Catatan lain dalam setahun pemerintahan Jokowi-Ma'ruf adalah upah buruh tani. Menurutnya, sejauh ini memang ada peningkatan.
Tapi, itu terjadi lebih karena ada penurunan Indeks Harga Konsumen (IHK) alias deflasi.
"Kenaikan upah buruh tani belum mencerminkan kesejahteraan mereka, kalau inflasi naik, hasilnya bisa tidak ada lebih pada daya beli petani. Ini tetap perlu diperhatikan," ucapnya.
Ekonom sekaligus Guru Besar Fakultas Pertanian IPB Dwi Andreas Santosa juga menyoroti masalah ketahanan pangan nasional di tengah rencana pembangunan food estate. Sebab, Indonesia masih berada di peringkat 62 dari 113 negara di Indeks Ketahanan Pangan Global.
Menurutnya, ketahanan pangan bukan hanya masalah produksi yang melimpah.
"Ketahanan pangan tidak ada kaitannya dengan kapasitas produksi di dalam negeri yang melimpah. Indonesia perlu pengelolaan yang lebih baik," ungkap Dwi.
Ia juga mengingatkan Jokowi soal risko kegagalan dalam menjalankan proyek tersebut.
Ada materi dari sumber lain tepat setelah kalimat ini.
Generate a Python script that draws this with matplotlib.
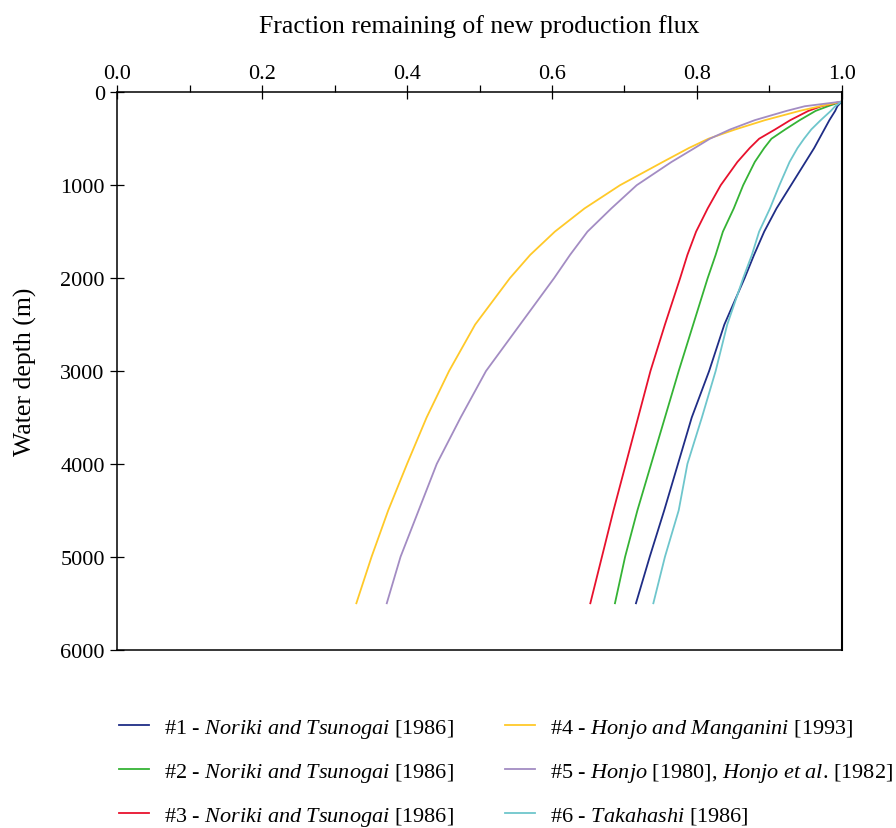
import matplotlib
matplotlib.use("Agg")
import matplotlib.pyplot as plt
from matplotlib.ticker import MultipleLocator, FormatStrFormatter

plt.rcParams['font.family'] = ['Liberation Serif', 'DejaVu Serif']
plt.rcParams['mathtext.fontset'] = 'custom'
plt.rcParams['mathtext.rm'] = 'Liberation Serif'
plt.rcParams['mathtext.it'] = 'Liberation Serif:italic'

# Depths (m) at which the curves were read
depth = [100, 150, 200, 300, 400, 500, 600, 750, 1000, 1250, 1500, 1750, 2000,
         2500, 3000, 3500, 4000, 4500, 5000, 5500]

# Fraction remaining of new production flux for each curve
s1 = [1.0, 0.994, 0.991, 0.983, 0.976, 0.969, 0.962, 0.950, 0.930, 0.910, 0.893, 0.879, 0.866,
      0.838, 0.817, 0.793, 0.774, 0.755, 0.735, 0.716]
s2 = [1.0, 0.981, 0.964, 0.942, 0.922, 0.903, 0.893, 0.880, 0.864, 0.851, 0.836, 0.826, 0.815,
      0.795, 0.775, 0.756, 0.737, 0.718, 0.701, 0.687]
s3 = [1.0, 0.972, 0.954, 0.929, 0.908, 0.886, 0.873, 0.856, 0.833, 0.815, 0.799, 0.787, 0.777,
      0.756, 0.736, 0.719, 0.702, 0.685, 0.669, 0.653]
s4 = [1.0, 0.970, 0.942, 0.894, 0.853, 0.816, 0.789, 0.753, 0.694, 0.645, 0.604, 0.570, 0.542,
      0.494, 0.458, 0.427, 0.400, 0.374, 0.351, 0.330]
s5 = [1.0, 0.949, 0.924, 0.880, 0.846, 0.818, 0.797, 0.765, 0.717, 0.682, 0.649, 0.625, 0.603,
      0.556, 0.509, 0.474, 0.441, 0.416, 0.391, 0.372]
s6 = [1.0, 0.991, 0.985, 0.971, 0.958, 0.948, 0.939, 0.928, 0.914, 0.901, 0.886, 0.876, 0.864,
      0.842, 0.826, 0.807, 0.787, 0.775, 0.756, 0.740]

labels = [
    r"#1 - $\it{Noriki\ and\ Tsunogai}$ [1986]",
    r"#2 - $\it{Noriki\ and\ Tsunogai}$ [1986]",
    r"#3 - $\it{Noriki\ and\ Tsunogai}$ [1986]",
    r"#4 - $\it{Honjo\ and\ Manganini}$ [1993]",
    r"#5 - $\it{Honjo}$ [1980], $\it{Honjo\ et\ al}$. [1982]",
    r"#6 - $\it{Takahashi}$ [1986]",
]
colors = ['#1f2d86', '#35b335', '#e8112d', '#ffc929', '#a38cc3', '#6ec6cc']
series = [s1, s2, s3, s4, s5, s6]

fig = plt.figure(figsize=(8.96, 8.29), dpi=100)
ax = fig.add_axes([117.3/896, 1-650.7/829, (841.7-117.3)/896, (650.7-93.3)/829])

handles = []
for s, c, lab in zip(series, colors, labels):
    h, = ax.plot(s, depth, color=c, lw=1.3, label=lab)
    handles.append(h)

ax.set_xlim(0, 1)
ax.set_ylim(6000, 0)
ax.xaxis.tick_top()
ax.xaxis.set_label_position('top')
ax.xaxis.set_major_locator(MultipleLocator(0.2))
ax.xaxis.set_minor_locator(MultipleLocator(0.1))
ax.xaxis.set_major_formatter(FormatStrFormatter('%.1f'))
ax.yaxis.set_major_locator(MultipleLocator(1000))

ax.tick_params(axis='x', which='major', direction='inout', length=10, width=0.9,
               labelsize=16, pad=2, top=True, bottom=False)
ax.tick_params(axis='x', which='minor', direction='out', length=5, width=0.9,
               top=True, bottom=False)
ax.tick_params(axis='y', which='major', direction='inout', length=10, width=0.9,
               labelsize=16, pad=4, left=True, right=False)
for sp in ax.spines.values():
    sp.set_linewidth(1.1)
ax.spines['right'].set_linewidth(1.5)

ax.set_xlabel("Fraction remaining of new production flux", fontsize=18.5)
ax.set_ylabel("Water depth (m)", fontsize=18.5)
ax.xaxis.set_label_coords(0.5, 1.108)
ax.yaxis.set_label_coords(-0.111, 0.5)

fig.legend(handles, labels,
           loc='upper left', bbox_to_anchor=(119/896, 1-718/829), ncol=2,
           frameon=False, fontsize=16, handlelength=1.35, handletextpad=0.68,
           labelspacing=0.95, columnspacing=2.3, borderpad=0, borderaxespad=0)

fig.savefig("out.png", dpi=100)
Menurutnya, rencana food estate masih berisiko gagal seperti langkah-langkah yang pernah dilakukan Indonesia dari era pemerintahan Presiden ke-6 Indonesia Susilo Bambang Yudhoyono (SBY).
Sebab, food estate perlu basis kajian ilmiah yang mendalam dari infrastruktur, kesesuaian tanah, teknologi, hingga sosial ekonomi, bukan sekadar membuka lahan.
"Kalau satu saja tidak terpenuhi, bisa gagal," pungkasnya.